● Stated goal
Without the pictures, print the lines running from the beginning of the material to the line containing "import * as", both ends included.

———

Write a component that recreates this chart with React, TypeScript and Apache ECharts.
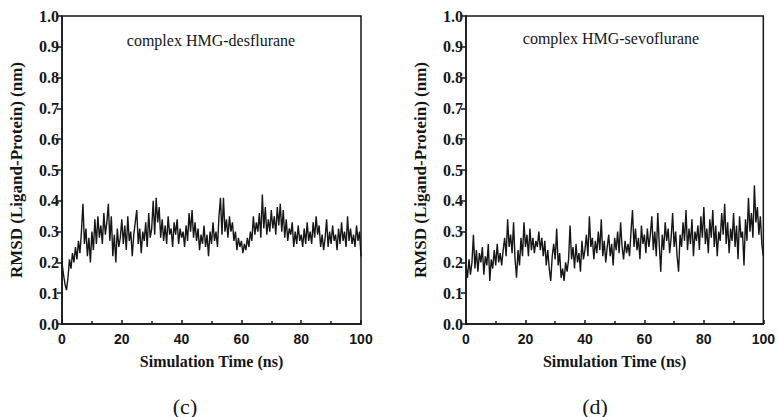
import React, { useEffect, useRef } from "react";
import * as echarts from "echarts";

// RMSD (nm) sampled every 0.5 ns over 0–100 ns
const desfluraneRmsd: number[] = [
  0.20, 0.16, 0.13, 0.11, 0.15,
  0.21, 0.18, 0.23, 0.20, 0.25, 0.21,
  0.27, 0.23, 0.30, 0.39, 0.26,
  0.31, 0.22, 0.28, 0.20, 0.30,
  0.24, 0.34, 0.26, 0.35,
  0.28, 0.32, 0.26, 0.36, 0.29, 0.33,
  0.39, 0.27, 0.35, 0.22,
  0.29, 0.20, 0.31, 0.25, 0.28, 0.34,
  0.26, 0.32, 0.24, 0.35, 0.27,
  0.30, 0.22, 0.29, 0.33, 0.37,
  0.26, 0.31, 0.23, 0.30, 0.27,
  0.33, 0.25, 0.36, 0.28, 0.31,
  0.40, 0.29, 0.41, 0.33, 0.38,
  0.28, 0.34, 0.27, 0.32, 0.26,
  0.35, 0.29, 0.31, 0.25, 0.33,
  0.29, 0.34, 0.26, 0.31, 0.28,
  0.30, 0.25, 0.32, 0.27, 0.36,
  0.30, 0.37, 0.28, 0.33, 0.27,
  0.31, 0.24, 0.29, 0.26, 0.32,
  0.25, 0.29, 0.22, 0.30, 0.26,
  0.33, 0.27, 0.30, 0.25, 0.35,
  0.41, 0.29, 0.41, 0.30, 0.34,
  0.28, 0.35, 0.30, 0.33, 0.27,
  0.30, 0.24, 0.28, 0.25, 0.27,
  0.23, 0.26, 0.24, 0.28, 0.25,
  0.30, 0.27, 0.35, 0.29, 0.33,
  0.30, 0.36, 0.28, 0.42, 0.31,
  0.38, 0.29, 0.34, 0.30, 0.37,
  0.31, 0.35, 0.29, 0.38, 0.32,
  0.39, 0.30, 0.37, 0.28, 0.34,
  0.27, 0.31, 0.29, 0.33, 0.25,
  0.30, 0.26, 0.32, 0.27, 0.29,
  0.25, 0.31, 0.26, 0.33, 0.27,
  0.30, 0.26, 0.33, 0.28, 0.35,
  0.29, 0.32, 0.25, 0.29, 0.24,
  0.28, 0.34, 0.25, 0.30, 0.26,
  0.32, 0.27, 0.29, 0.24, 0.31,
  0.26, 0.33, 0.27, 0.30, 0.25,
  0.35, 0.27, 0.31, 0.26, 0.29,
  0.25, 0.32, 0.27, 0.30, 0.22,
];

const sevofluraneRmsd: number[] = [
  0.19, 0.15, 0.21, 0.16, 0.20,
  0.29, 0.18, 0.24, 0.17, 0.23, 0.20,
  0.25, 0.16, 0.22, 0.19, 0.26,
  0.14, 0.21, 0.18, 0.24, 0.19,
  0.26, 0.20, 0.23, 0.19,
  0.24, 0.28, 0.22, 0.34, 0.25, 0.29,
  0.23, 0.33, 0.21, 0.15,
  0.24, 0.19, 0.28, 0.22, 0.33, 0.25,
  0.29, 0.22, 0.31, 0.24, 0.28,
  0.23, 0.27, 0.25, 0.30, 0.24,
  0.28, 0.22, 0.27, 0.19, 0.24,
  0.18, 0.14, 0.22, 0.26, 0.21,
  0.31, 0.19, 0.23, 0.15, 0.18,
  0.14, 0.20, 0.17, 0.21, 0.32,
  0.21, 0.25, 0.18, 0.26, 0.20,
  0.23, 0.17, 0.27, 0.21, 0.24,
  0.29, 0.22, 0.35, 0.25, 0.28,
  0.21, 0.27, 0.23, 0.30, 0.24,
  0.34, 0.22, 0.27, 0.20, 0.25,
  0.29, 0.22, 0.26, 0.19, 0.28,
  0.24, 0.30, 0.23, 0.33, 0.25,
  0.21, 0.27, 0.23, 0.26, 0.22,
  0.30, 0.37, 0.25, 0.31, 0.24,
  0.28, 0.21, 0.32, 0.26, 0.29,
  0.23, 0.31, 0.25, 0.29, 0.35,
  0.24, 0.30, 0.22, 0.36, 0.26,
  0.17, 0.29, 0.24, 0.33, 0.27,
  0.31, 0.23, 0.28, 0.36, 0.25,
  0.30, 0.22, 0.17, 0.29, 0.25,
  0.33, 0.27, 0.37, 0.24, 0.31,
  0.26, 0.34, 0.22, 0.30, 0.27,
  0.32, 0.24, 0.35, 0.28, 0.38,
  0.26, 0.31, 0.23, 0.34, 0.28,
  0.37, 0.25, 0.32, 0.22, 0.30,
  0.27, 0.36, 0.29, 0.39, 0.26,
  0.33, 0.23, 0.31, 0.27, 0.36,
  0.25, 0.32, 0.21, 0.35, 0.28,
  0.30, 0.19, 0.34, 0.27, 0.41,
  0.30, 0.36, 0.28, 0.45, 0.33,
  0.38, 0.29, 0.35, 0.26, 0.22,
];

const panelTitles = ["complex HMG-desflurane", "complex HMG-sevoflurane"];
const panelLetters = ["(c)", "(d)"];
const yAxisTitle = "RMSD (Ligand-Protein) (nm)";
const xAxisTitle = "Simulation Time (ns)";
const TIME_END = 100;

const INK = "#161616";
const SERIF = "Liberation Serif";
const SANS = "Liberation Sans";

function toPairs(values: number[]): [number, number][] {
  const step = TIME_END / (values.length - 1);
  return values.map((v, i) => [i * step, v]);
}

function makeXAxis(gridIndex: number) {
  return {
    type: "value" as const,
    gridIndex,
    min: 0,
    max: 100,
    interval: 20,
    name: xAxisTitle,
    nameLocation: "middle" as const,
    nameGap: 29,
    nameTextStyle: { fontFamily: SERIF, fontWeight: "bold", fontSize: 16, color: INK },
    axisLine: { show: true, onZero: false, lineStyle: { color: INK, width: 1.5 } },
    axisTick: { show: true, inside: true, length: 4, lineStyle: { color: INK, width: 1.5 } },
    minorTick: { show: true, splitNumber: 2, length: 3, lineStyle: { color: INK, width: 1.5 } },
    axisLabel: { fontFamily: SANS, fontWeight: "bold", fontSize: 14, color: INK, margin: 8 },
    splitLine: { show: false },
  };
}

function makeYAxis(gridIndex: number) {
  return {
    type: "value" as const,
    gridIndex,
    min: 0,
    max: 1,
    interval: 0.1,
    name: yAxisTitle,
    nameLocation: "middle" as const,
    nameGap: 37,
    nameTextStyle: { fontFamily: SERIF, fontWeight: "bold", fontSize: 17, color: INK },
    axisLine: { show: true, onZero: false, lineStyle: { color: INK, width: 1.5 } },
    axisTick: { show: true, inside: false, length: 5, lineStyle: { color: INK, width: 1.5 } },
    axisLabel: {
      fontFamily: SERIF,
      fontWeight: "bold",
      fontSize: 16,
      color: INK,
      margin: 3,
      formatter: (v: number) => v.toFixed(1),
    },
    splitLine: { show: false },
  };
}

export default function App() {
  const ref = useRef<HTMLDivElement>(null);

  useEffect(() => {
    if (!ref.current) return;
    const chart = echarts.init(ref.current, null, { renderer: "svg" });
    const gridBase = { show: true, borderColor: INK, borderWidth: 1.5, backgroundColor: "transparent", top: 16, bottom: 93 };
    chart.setOption({
      animation: false,
      backgroundColor: "#ffffff",
      grid: [
        { ...gridBase, left: 62, right: 417 },
        { ...gridBase, left: 466, right: 14 },
      ],
      xAxis: [makeXAxis(0), makeXAxis(1)],
      yAxis: [makeYAxis(0), makeYAxis(1)],
      series: [desfluraneRmsd, sevofluraneRmsd].map((vals, i) => ({
        type: "line",
        xAxisIndex: i,
        yAxisIndex: i,
        data: toPairs(vals),
        showSymbol: false,
        symbol: "none",
        lineStyle: { color: INK, width: 1.4 },
        silent: true,
      })),
      graphic: [
        {
          type: "text",
          x: 211,
          y: 40,
          style: { text: panelTitles[0], fontFamily: SERIF, fontSize: 16, fill: INK, align: "center", verticalAlign: "middle" },
        },
        {
          type: "text",
          x: 611,
          y: 38,
          style: { text: panelTitles[1], fontFamily: SERIF, fontSize: 16, fill: INK, align: "center", verticalAlign: "middle" },
        },
        {
          type: "text",
          x: 185,
          y: 406,
          style: { text: panelLetters[0], fontFamily: SERIF, fontSize: 22, fill: INK, align: "center", verticalAlign: "middle" },
        },
        {
          type: "text",
          x: 595,
          y: 406,
          style: { text: panelLetters[1], fontFamily: SERIF, fontSize: 22, fill: INK, align: "center", verticalAlign: "middle" },
        },
      ],
    });
    return () => chart.dispose();
  }, []);

  return <div ref={ref} style={{ width: 778, height: 417, position: "absolute", left: 0, top: 0 }} />;
}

———

● Task output
Write a component that recreates this chart with React, TypeScript and Apache ECharts.
import React, { useEffect, useRef } from "react";
import * as echarts from "echarts";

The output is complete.